The Income Approach is a method used to calculate the total income earned by the factors of production in an economy, such as wages, profits, rents, and taxes, minus subsidies. This approach helps to understand how income is distributed among different participants in the economy and highlights the overall economic performance. It connects with other concepts like GDP calculations and the understanding of economic growth by providing a clear picture of where money is generated within the economy.

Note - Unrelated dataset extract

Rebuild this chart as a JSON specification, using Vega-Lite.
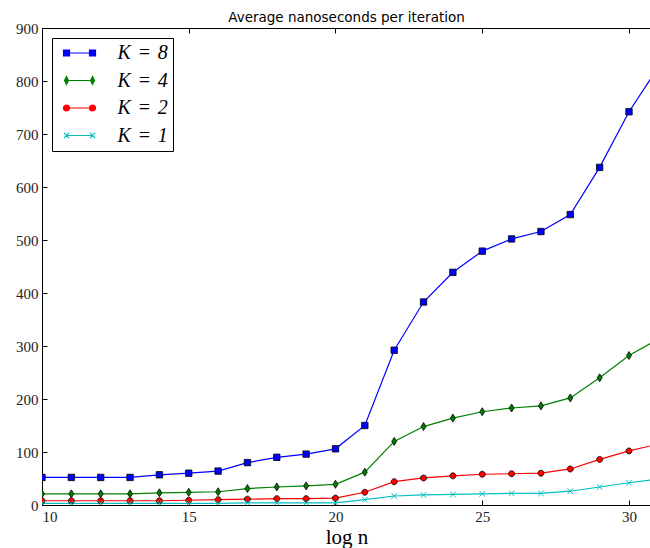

5 Must Know Facts For Your Next Test

  1. The Income Approach adds up all forms of income earned in the economy, providing insights into economic distribution and wealth creation.
  2. This approach complements the Expenditure Approach and Output Approach for calculating GDP, offering multiple perspectives on economic performance.
  3. Income generated from labor (wages), capital (interest), land (rent), and entrepreneurship (profits) all contribute to the total income figure.
  4. Understanding the Income Approach helps policymakers make informed decisions regarding taxation and social welfare programs.
  5. It highlights disparities in income distribution among different sectors and can indicate economic inequality within a nation.

Review Questions

  • How does the Income Approach relate to GDP calculations and what insights does it provide about an economy?
    • The Income Approach is one way to calculate GDP by summing up all incomes earned in the production of goods and services. This method reveals how much each factor of production contributes to the economy's output. By examining income distribution, it also offers insights into economic health, revealing disparities between different groups or sectors and highlighting areas that may need policy intervention.
  • Discuss the significance of factor payments in the context of the Income Approach and how they reflect economic activity.
    • Factor payments are crucial in the Income Approach as they represent the compensation to factors of production like labor, capital, land, and entrepreneurship. These payments reflect economic activity by indicating how resources are being utilized and rewarded within an economy. When analyzing these payments, one can gauge economic productivity and efficiency, as well as identify trends in income distribution across different sectors.
  • Evaluate how understanding the Income Approach can influence government policy regarding income inequality and taxation.
    • Understanding the Income Approach provides valuable data on how income is generated and distributed among different groups within an economy. By analyzing this data, policymakers can identify patterns of income inequality and assess whether current tax policies are effective or need adjustment. This knowledge can lead to more targeted fiscal policies aimed at redistributing wealth or addressing disparities, ultimately fostering a more equitable economic environment.